Comme il est d’usage dans la nouveauté des affections, Albert ne se montrait à Marianne que par les beaux côtés de sa nature. Un peu de timidité, d’embarras même, vis-à-vis de cette jolie fille, lui seyait admirablement, en effaçant cette quasi-fatuité, cette satisfaction de soi qu’il portait dans ses relations habituelles. Avec cela, possédant bien son sujet, qu’il avait étudié d’avance, et dont il avait pris soin d’éplucher ou de voiler les passages scabreux, il offrait l’image d’un jeune homme à la fois savant et modeste, plein de délicatesse. Il finit par être pour Marianne la personne de la maison avec laquelle elle se sentait le plus en rapport, et dont elle recherchait le plus volontiers la conversation. Albert, en effet, avec ce même charme de jeunesse que recherchent naturellement les jeunes, était autrement aimable et varié qu’Emmeline, et ce fut très-naïvement que Marianne marqua sa préférence pour lui.

La pauvre Emmeline était cependant martyre sacrée de l’amitié, du moins de la parenté, en ce qui touchait le deuil de Marianne, et ce n’était pas sans peine qu’elle cachait les regrets, les soupirs, les larmes amères que lui causait son absence des fêtes de l’hiver. Déjà deux bals — des bals superbes ! — s’étaient donnés sans qu’elle y parût. Quelle douleur pour une fille de 18 ans, qui n’a que deux objets en tête, briller de sa personne et conquérir un mari. Un jour, ses yeux rouges la décelèrent ; un mot de Mme Brou livra le secret, et Marianne, très-affectée de se voir une cause de chagrin pour sa cousine, obtint que l’on voulût bien, la laissant à la maison, conduire Emmeline au bal. Ces dames, dès lors, allèrent en soirée, accompagnées d’Albert, et le docteur resta près de sa pupille.

— Et pourquoi ne pas y aller vous aussi ? lui disait-elle, je puis bien rester seule.

— Laissez donc, répondait le docteur, ne voyez-vous pas que je suis trop heureux d’avoir une raison ?

— Comment donc ? ce ne serait pas convenable ! s’écriait Mme Brou.

Et Marianne, étonnée, répétait :

— Pourquoi ?

Mais le docteur, dans les soirées en tête à tête avec sa pupille, était si bonhomme et si aimable que Marianne en effet, ne put croire qu’il regrettât le bal.

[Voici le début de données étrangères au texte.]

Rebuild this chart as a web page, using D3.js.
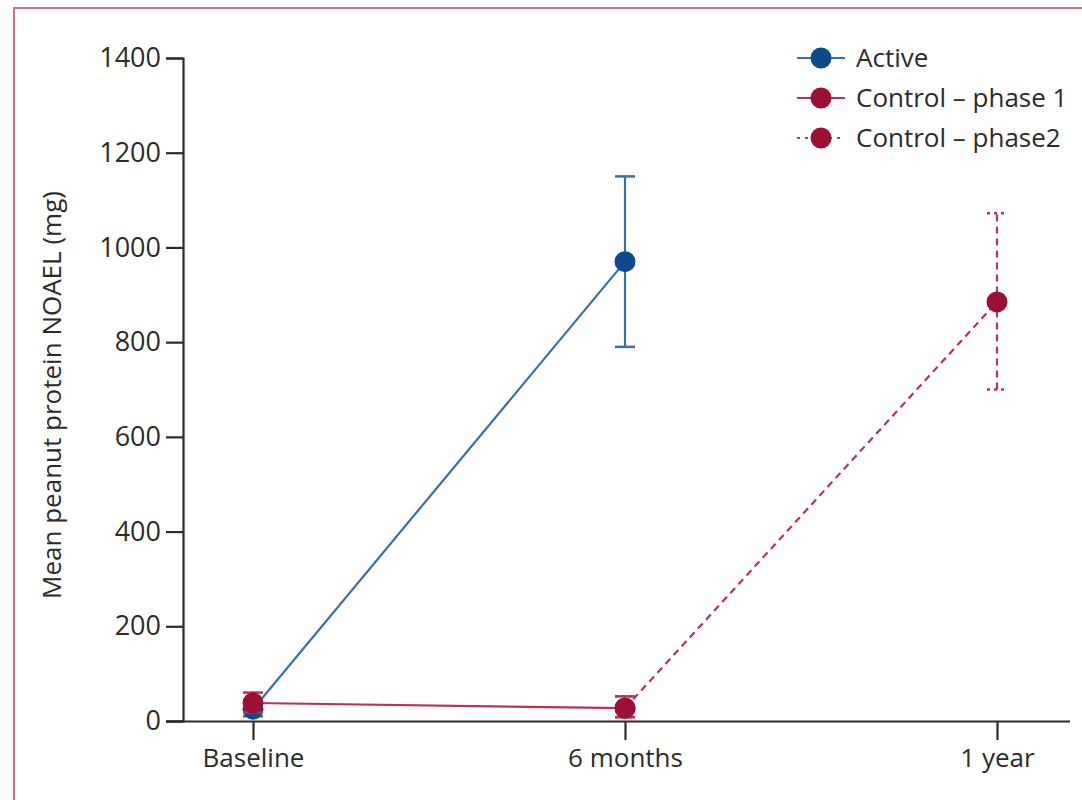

Brochant sur les leçons d’Albert, il éclairait de son expérience la littéralité du livre, racontait, mêlait la vie au précepte. Il parlait aussi de philosophie, de littérature, semblait un homme universel à cette écolière de dix-huit ans. En outre, elle l’aima ; car il était si bon ! La famille avait toujours une large part dans ses causeries. Il parlait avec tant d’affection et de respect de sa bonne femme ; avec tant d’amour de ses enfants, d’Albert surtout, l’espoir de la famille, le continuateur de son père. Il allait jusqu’à rapporter des traits de son enfance, charmants de cœur et d’esprit ; et sa tendresse inquiète le cherchait dans l’avenir. Aussi touchée qu’elle était sincère, Marianne écoutait en souriant, jusqu’au moment où le docteur s’interrompant lui-même :

— Eh bien qu’est-ce que je dis là ? Je suis un vieux fou ! je me laisse aller avec vous, ma petite amie, à radoter en père complaisant.

Alors, il s’occupait d’elle-même, et elle regrettait qu’il ne s’abandonnât plus. Marianne s’attacha promptement à cette famille, et lorsque dans le silence de sa chambre, repliée sur elle-même, pleurant toujours le passé, elle songeait vaguement à sa destinée, elle se disait que son pauvre père, contraint de l’abandonner, n’avait pu faire un meilleur choix.